>> start Data entries

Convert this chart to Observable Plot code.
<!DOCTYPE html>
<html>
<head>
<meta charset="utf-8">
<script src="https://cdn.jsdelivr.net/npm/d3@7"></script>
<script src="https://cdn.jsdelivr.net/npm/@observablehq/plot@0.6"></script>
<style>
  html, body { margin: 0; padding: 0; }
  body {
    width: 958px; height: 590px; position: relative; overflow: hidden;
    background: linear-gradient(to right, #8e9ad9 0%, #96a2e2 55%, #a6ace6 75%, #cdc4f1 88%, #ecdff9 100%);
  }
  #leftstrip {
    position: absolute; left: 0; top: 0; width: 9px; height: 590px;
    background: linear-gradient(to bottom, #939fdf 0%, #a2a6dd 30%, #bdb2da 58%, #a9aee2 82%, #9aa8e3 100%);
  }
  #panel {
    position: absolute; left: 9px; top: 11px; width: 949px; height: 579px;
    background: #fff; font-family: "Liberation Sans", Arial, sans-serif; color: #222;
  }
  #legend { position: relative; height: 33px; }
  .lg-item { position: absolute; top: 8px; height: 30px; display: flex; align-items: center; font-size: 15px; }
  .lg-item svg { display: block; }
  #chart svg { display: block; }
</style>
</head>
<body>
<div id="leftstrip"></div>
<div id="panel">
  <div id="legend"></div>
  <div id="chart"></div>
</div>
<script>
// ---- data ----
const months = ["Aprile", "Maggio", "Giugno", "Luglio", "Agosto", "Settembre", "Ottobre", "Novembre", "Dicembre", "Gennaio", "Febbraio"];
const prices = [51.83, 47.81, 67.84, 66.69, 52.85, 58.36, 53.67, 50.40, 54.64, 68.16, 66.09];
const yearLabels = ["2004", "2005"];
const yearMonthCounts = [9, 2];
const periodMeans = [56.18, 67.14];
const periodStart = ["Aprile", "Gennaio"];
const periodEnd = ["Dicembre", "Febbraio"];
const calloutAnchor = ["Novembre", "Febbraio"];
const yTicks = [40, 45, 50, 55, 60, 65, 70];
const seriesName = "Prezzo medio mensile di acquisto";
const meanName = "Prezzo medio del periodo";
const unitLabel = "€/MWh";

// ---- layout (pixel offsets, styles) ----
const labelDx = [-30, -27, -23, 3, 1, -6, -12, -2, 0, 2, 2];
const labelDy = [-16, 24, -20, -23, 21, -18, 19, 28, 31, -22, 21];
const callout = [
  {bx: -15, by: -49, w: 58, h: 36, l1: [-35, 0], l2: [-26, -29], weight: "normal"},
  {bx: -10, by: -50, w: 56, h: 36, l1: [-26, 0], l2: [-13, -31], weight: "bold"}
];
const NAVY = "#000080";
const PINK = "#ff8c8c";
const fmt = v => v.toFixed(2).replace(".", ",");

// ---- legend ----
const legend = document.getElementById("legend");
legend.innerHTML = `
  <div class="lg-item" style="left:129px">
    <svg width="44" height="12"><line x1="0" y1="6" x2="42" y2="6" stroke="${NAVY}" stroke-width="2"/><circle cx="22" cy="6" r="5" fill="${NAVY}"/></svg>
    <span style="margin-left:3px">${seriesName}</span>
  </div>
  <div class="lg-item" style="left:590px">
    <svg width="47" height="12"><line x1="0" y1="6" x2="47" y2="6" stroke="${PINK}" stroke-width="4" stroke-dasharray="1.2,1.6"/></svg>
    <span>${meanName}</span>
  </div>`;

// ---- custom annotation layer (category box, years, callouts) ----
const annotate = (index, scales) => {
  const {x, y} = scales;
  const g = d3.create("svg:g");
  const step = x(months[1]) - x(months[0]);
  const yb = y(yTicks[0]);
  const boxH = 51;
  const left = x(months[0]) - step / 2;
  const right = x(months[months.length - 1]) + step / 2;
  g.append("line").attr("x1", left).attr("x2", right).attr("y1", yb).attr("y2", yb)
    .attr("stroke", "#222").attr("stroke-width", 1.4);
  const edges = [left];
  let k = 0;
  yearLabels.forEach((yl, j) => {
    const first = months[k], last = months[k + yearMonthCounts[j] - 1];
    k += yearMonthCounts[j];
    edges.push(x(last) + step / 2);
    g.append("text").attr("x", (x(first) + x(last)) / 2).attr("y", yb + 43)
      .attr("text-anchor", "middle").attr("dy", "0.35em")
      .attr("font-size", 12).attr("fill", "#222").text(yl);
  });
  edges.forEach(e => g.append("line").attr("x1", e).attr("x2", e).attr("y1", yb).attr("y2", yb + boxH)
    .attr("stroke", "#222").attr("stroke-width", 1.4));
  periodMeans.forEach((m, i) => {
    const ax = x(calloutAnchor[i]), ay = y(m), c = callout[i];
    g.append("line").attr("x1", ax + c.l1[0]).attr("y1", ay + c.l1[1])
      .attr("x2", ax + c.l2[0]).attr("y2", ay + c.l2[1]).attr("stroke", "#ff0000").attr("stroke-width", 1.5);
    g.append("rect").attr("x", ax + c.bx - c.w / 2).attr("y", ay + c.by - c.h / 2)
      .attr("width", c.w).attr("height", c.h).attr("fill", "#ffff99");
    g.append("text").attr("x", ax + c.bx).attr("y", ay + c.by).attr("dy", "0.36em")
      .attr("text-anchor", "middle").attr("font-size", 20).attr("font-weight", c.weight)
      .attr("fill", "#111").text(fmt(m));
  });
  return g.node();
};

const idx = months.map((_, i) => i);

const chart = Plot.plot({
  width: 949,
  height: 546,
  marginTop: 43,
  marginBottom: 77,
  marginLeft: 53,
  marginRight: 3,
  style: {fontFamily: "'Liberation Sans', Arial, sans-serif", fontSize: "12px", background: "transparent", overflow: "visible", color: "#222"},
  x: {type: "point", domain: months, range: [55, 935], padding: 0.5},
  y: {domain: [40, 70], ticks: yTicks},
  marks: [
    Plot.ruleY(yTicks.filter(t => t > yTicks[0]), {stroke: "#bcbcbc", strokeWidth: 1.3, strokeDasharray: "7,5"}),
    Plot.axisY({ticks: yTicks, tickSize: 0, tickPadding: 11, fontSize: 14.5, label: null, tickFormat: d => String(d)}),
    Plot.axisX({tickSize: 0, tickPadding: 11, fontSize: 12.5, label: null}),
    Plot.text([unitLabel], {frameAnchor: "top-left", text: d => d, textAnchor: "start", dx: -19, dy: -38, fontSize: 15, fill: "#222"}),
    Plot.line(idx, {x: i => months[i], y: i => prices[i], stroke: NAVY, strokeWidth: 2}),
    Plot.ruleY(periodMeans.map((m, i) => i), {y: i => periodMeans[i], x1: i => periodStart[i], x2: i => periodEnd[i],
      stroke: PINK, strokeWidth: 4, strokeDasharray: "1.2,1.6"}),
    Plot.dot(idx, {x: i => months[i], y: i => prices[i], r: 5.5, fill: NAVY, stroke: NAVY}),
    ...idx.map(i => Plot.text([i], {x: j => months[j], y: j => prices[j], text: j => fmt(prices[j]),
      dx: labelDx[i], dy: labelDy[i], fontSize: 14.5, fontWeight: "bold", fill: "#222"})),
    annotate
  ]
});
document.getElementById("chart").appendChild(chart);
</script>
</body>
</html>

>> end Data entries
>> start Data entries

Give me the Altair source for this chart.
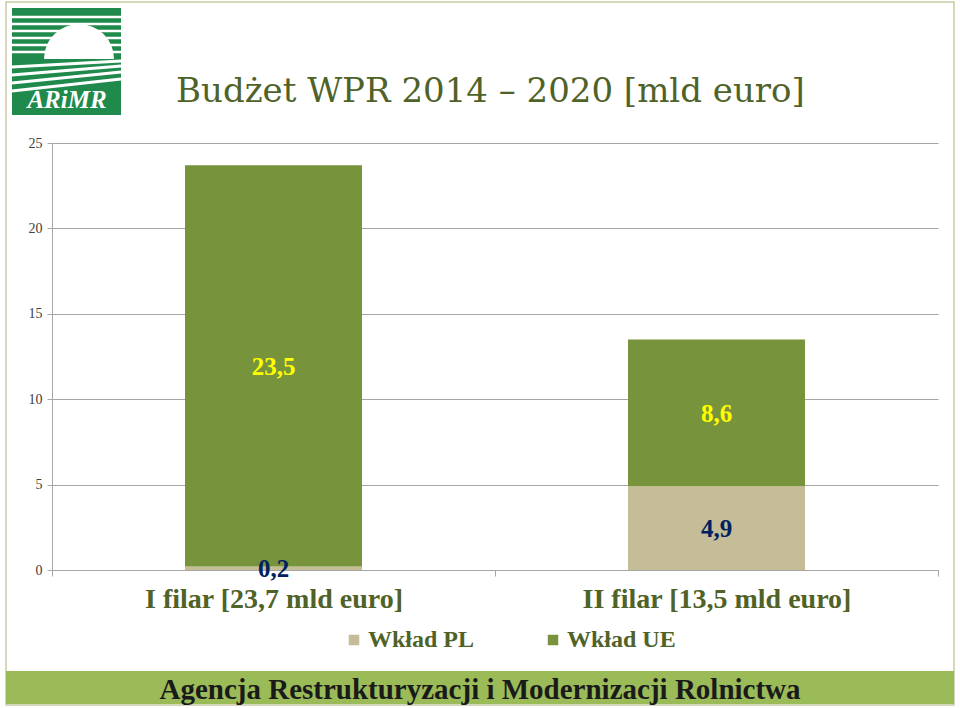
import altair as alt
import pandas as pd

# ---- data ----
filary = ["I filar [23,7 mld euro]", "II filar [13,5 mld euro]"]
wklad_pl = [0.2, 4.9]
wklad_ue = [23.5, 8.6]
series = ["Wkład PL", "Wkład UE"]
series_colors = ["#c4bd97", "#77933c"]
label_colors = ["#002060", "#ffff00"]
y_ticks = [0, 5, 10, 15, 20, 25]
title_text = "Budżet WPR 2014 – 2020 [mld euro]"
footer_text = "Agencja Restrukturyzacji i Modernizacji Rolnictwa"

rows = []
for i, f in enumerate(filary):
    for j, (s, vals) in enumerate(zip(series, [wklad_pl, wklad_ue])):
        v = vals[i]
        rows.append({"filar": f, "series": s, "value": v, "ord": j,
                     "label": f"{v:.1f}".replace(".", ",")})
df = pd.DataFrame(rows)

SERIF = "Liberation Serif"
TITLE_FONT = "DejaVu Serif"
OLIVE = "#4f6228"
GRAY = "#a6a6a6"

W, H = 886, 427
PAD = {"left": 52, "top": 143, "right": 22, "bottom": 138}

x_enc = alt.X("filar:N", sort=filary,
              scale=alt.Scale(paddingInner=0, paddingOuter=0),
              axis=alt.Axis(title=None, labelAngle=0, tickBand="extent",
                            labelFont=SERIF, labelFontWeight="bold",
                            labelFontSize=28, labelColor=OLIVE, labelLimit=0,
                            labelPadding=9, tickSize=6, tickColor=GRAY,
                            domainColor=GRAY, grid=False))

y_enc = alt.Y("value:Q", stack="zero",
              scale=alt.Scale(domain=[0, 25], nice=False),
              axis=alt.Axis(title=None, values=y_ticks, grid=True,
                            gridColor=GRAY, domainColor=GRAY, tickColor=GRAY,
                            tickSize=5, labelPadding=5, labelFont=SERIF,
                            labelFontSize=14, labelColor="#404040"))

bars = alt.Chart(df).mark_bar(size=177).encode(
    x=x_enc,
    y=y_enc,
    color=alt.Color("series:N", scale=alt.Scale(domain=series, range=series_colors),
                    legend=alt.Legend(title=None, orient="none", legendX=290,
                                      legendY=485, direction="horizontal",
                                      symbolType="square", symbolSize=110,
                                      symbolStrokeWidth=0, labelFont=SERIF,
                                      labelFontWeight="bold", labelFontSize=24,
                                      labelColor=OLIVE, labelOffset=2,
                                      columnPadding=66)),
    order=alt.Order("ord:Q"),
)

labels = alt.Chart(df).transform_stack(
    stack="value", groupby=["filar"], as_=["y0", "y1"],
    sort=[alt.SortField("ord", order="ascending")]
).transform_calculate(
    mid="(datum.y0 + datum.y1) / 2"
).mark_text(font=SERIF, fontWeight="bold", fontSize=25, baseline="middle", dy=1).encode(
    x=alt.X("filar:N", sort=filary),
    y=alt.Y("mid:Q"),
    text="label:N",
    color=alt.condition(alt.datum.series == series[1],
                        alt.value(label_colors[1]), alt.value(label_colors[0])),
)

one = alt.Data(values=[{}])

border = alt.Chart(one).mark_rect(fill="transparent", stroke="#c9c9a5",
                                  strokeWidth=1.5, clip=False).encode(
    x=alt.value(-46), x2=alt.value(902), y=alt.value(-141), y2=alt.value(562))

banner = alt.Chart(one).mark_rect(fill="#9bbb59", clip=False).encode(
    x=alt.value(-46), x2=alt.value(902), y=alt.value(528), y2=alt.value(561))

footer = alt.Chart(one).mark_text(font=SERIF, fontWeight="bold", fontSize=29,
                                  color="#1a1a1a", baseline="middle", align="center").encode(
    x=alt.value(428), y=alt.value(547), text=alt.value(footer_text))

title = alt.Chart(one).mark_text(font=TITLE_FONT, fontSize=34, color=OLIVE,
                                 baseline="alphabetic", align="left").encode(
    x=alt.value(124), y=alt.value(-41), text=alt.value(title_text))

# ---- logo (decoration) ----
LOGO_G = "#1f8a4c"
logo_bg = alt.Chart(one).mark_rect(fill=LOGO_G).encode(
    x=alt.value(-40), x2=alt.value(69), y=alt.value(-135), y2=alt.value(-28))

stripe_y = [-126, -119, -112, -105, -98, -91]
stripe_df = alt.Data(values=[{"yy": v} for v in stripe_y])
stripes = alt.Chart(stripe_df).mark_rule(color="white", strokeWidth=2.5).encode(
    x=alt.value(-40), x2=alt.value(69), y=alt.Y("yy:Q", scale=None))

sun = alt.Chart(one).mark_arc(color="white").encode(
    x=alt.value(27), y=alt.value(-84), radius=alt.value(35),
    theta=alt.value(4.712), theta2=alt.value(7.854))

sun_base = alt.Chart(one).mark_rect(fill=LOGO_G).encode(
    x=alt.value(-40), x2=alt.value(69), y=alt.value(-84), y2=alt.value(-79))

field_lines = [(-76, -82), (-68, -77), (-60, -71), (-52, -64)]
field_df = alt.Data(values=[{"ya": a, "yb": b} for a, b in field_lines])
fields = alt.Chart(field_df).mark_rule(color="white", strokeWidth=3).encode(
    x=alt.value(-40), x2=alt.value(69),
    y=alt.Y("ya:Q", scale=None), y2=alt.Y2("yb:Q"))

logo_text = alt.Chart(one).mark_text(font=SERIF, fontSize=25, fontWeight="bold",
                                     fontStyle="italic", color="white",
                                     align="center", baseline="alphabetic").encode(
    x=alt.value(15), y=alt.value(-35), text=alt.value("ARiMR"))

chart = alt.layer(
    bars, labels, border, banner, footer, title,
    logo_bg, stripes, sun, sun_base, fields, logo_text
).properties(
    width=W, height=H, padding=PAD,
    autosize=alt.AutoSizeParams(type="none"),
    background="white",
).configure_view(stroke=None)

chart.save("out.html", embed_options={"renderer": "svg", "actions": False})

>> end Data entries

* **Aim of the exercise**:
Using the entries above, transcribe every line from the line containing "Give me the Altair source for this chart." through the line containing "import pandas as pd". Do not copy pictures.

* **Answer to this task**:
Give me the Altair source for this chart.
import altair as alt
import pandas as pd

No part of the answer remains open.